When Ruby Osia’s cruise ship finally pulled into Paradise Bay, Antarctica, on a gusty morning in January 2020, the retired Alexandria schoolteacher was stunned by what she saw.

This was the seventh continent Osia had visited, bringing her lifetime of global travels full circle. New Zealand had previously been her favorite place in the world – until she saw Paradise Bay.

“I was mesmerized by the spectacular icebergs and glaciers,” she says.

Like many others aboard the ship, Osia whizzed around the deck snapping photographs of the scenery. Although she loves the sight of flora, she found beauty in the absence of greenery on the southernmost continent.

“No weeds, no trees, no flowers,” she says. “Nothing but ice and snow.” She remembers fondly the breathtaking beauty of Antarctica’s mountainous landscape and the strength of the arctic gusts in the air.

portrait of Ruby Osia on a ship in Paradise Bay, Antarctica
Ruby Osia, a retired Alexandria City Public Schools teacher, stands aboard a cruise ship deck off the coast of Antarctica.

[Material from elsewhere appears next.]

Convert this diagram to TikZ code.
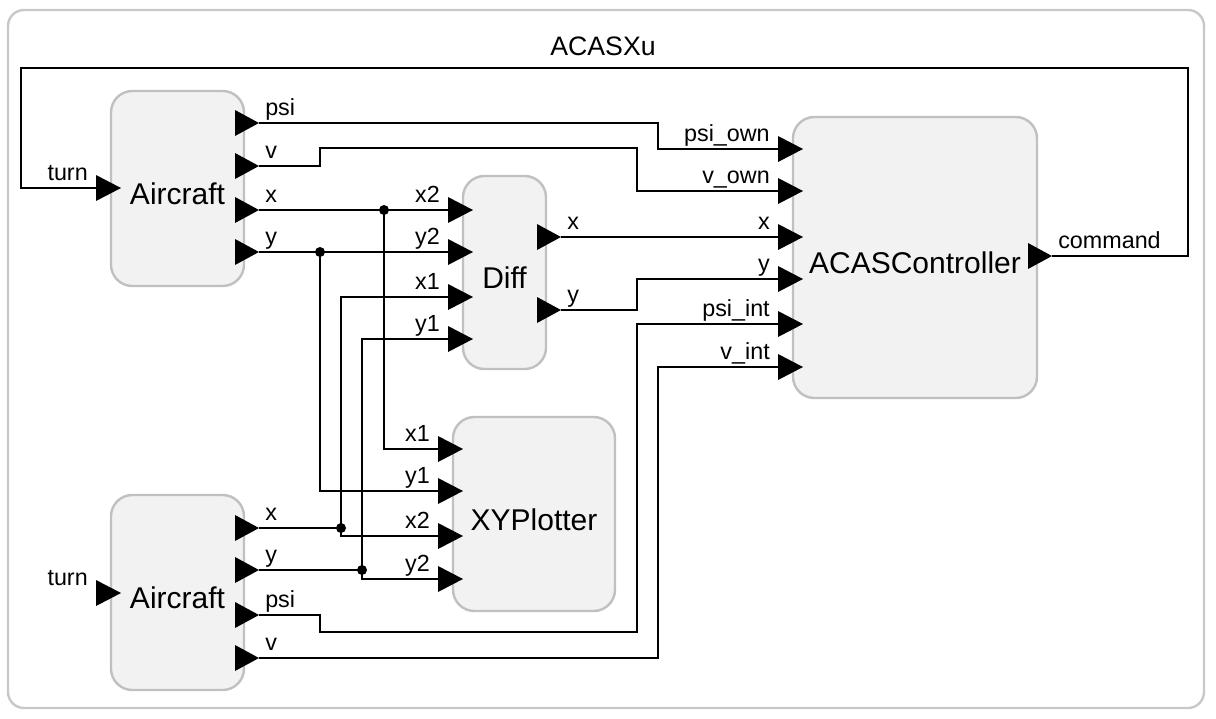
\documentclass[tikz,border=0pt]{standalone}
\usepackage{fontspec}
\setmainfont{Liberation Sans}

\begin{document}
\begin{tikzpicture}[x=0.75pt,y=0.75pt,yscale=-1,
  frame/.style={draw={rgb,255:red,200;green,200;blue,200},line width=1.8pt,rounded corners=12pt},
  block/.style={draw={rgb,255:red,192;green,192;blue,192},line width=1.8pt,fill={rgb,255:red,242;green,242;blue,242},rounded corners=16pt,font=\fontsize{22.5}{27}\selectfont,text height=24pt,text depth=0pt},
  plabel/.style={font=\fontsize{17.5}{21}\selectfont,inner sep=0pt},
  wire/.style={line width=2pt},
  pin/.style={fill=black},
  dot/.style={fill=black}]
\useasboundingbox (0,0) rectangle (1216,718);

%Shape: Frame
\draw[frame] (8,10) rectangle (1204,708);
% Text Node
\node[font=\fontsize{20}{24}\selectfont] (title) at (603,46) {ACASXu};

%Shape: Blocks
\node[block,minimum width=99.75pt,minimum height=146.25pt] (air1) at (177.5,188.5) {Aircraft};
\node[block,minimum width=99.75pt,minimum height=146.25pt] (air2) at (177.5,592.5) {Aircraft};
\node[block,minimum width=62.25pt,minimum height=144.75pt] (diff) at (504.5,272.5) {Diff};
\node[block,minimum width=121.5pt,minimum height=145.5pt] (plot) at (534,514) {XYPlotter};
\node[block,minimum width=183pt,minimum height=210.75pt] (ctrl) at (915,257.5) {ACASController};

%Shape: Input ports
\foreach \nm/\xx/\yy/\lb in {a1turn/111/188/turn,a2turn/111/593/turn,
    dx2/463/210/x2,dy2/463/252/y2,dx1/463/297/x1,dy1/463/339/y1,
    px1/453/449/x1,py1/453/491/y1,px2/453/536/x2,py2/453/579/y2,
    cpsio/793/149/psi\_own,cvo/793/191/v\_own,cx/793/237/x,cy/793/279/y,
    cpsii/793/324/psi\_int,cvi/793/367/v\_int}{
  \fill[pin] (\xx-15,\yy-13) -- (\xx+10,\yy) -- (\xx-15,\yy+13) -- cycle;
  \coordinate (\nm) at (\xx-15,\yy);
  \node[plabel,anchor=base east] at (\xx-23,\yy-8) {\lb};
}

%Shape: Output ports
\foreach \nm/\xx/\yy/\lb in {a1psi/244/123/psi,a1v/244/166/v,a1x/244/210/x,a1y/244/252/y,
    a2x/244/528/x,a2y/244/570/y,a2psi/244/615/psi,a2v/244/658/v,
    dox/546/237/x,doy/546/310/y,ccmd/1037/256/command}{
  \fill[pin] (\xx-9,\yy-13) -- (\xx+15,\yy) -- (\xx-9,\yy+13) -- cycle;
  \coordinate (\nm) at (\xx+15,\yy);
  \node[plabel,anchor=base west] at (\xx+21,\yy-8) {\lb};
}

%Shape: Junctions
\coordinate (j1x) at (384,210);
\coordinate (j1y) at (320,252);
\coordinate (j2x) at (341,528);
\coordinate (j2y) at (362,570);
\foreach \j in {j1x,j1y,j2x,j2y} \fill[dot] (\j) circle (5);

%Straight Lines
\draw[wire] (ccmd) -| (1188,68) -| (21,188) -- (a1turn);
\draw[wire] (a1psi) -| (658,149) -- (cpsio);
\draw[wire] (a1v) -| (320,148) -| (637,191) -- (cvo);
\draw[wire] (a1x) -- (dx2);
\draw[wire] (j1x) |- (px1);
\draw[wire] (a1y) -- (dy2);
\draw[wire] (j1y) |- (py1);
\draw[wire] (a2x) -| (341,297) -- (dx1);
\draw[wire] (j2x) |- (px2);
\draw[wire] (a2y) -| (362,339) -- (dy1);
\draw[wire] (j2y) |- (py2);
\draw[wire] (dox) -- (cx);
\draw[wire] (doy) -| (637,279) -- (cy);
\draw[wire] (a2psi) -| (320,632) -| (637,324) -- (cpsii);
\draw[wire] (a2v) -| (658,367) -- (cvi);

\end{tikzpicture}
\end{document}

Her past intercontinental journeys took her to many places, including Iceland, Australia, China and several countries in Africa. But no matter where Osia finds herself in the world, one thing is always the same: people have kindness in their hearts.

“I’ve found the people that I came in contact with to be very friendly,” she says. “Extremely friendly – answered all questions, went beyond the call of duty to help.”

During one of her first trips abroad in Kerala, a town deep in the south of India, Osia’s hair was frizzing due to the heat, and she had forgotten her hair gel at home. Seeing the predicament, a local woman hurried back to her home, soon returning with a gift of coconut oil to save the day.

While exploring India’s iconic landmarks such as the Taj Mahal and cities like New Delhi, Osia, then a student at Howard University, also had an up-close view of the disparities between rich and poor.

“It taught me to be grateful and thankful for everything that I have,” Osia says. “To have food in my refrigerator – more than enough. To have food in my cupboards – more than enough. Running water, hot water, cold water to take a shower. It was life changing for me.”

Although Osia has traveled far and wide, home is still her favorite place to be. She writes letters to friends about her latest trips, attends a senior citizens group at church, and assists others by driving them to doctor’s appointments, stores or wherever they need to go.

“And I do it for free because that’s my personal missionary work,” she says. “Our parents taught us that you help other people wherever and whenever you can.”

Osia was raised in Thomasville, North Carolina, and attended Church Street School, a historic school for Black children built in the 1930s. Seeking new opportunities, she moved to Virginia in 1973. She retired in 2007 with 34 years of service to Alexandria City Public Schools – 18 years teaching at Mount Vernon Community School and then another 16 years at Lyles-Crouch Traditional Academy.

“I loved my job,” Osia says. “Even if I don’t touch but one child’s life, that’s one child that I’ve made a difference in their life.”

She taught sign language for many years and now teaches a seasonal elementary math course for a nonprofit group. She also volunteers as an interpreter for her church.

Osia’s tips for those who want to travel like her: read about where you are going and don’t be afraid to try new food or experiences.

“My first advice would be ‘go,’” she says. “Any place you want to go to – just go.”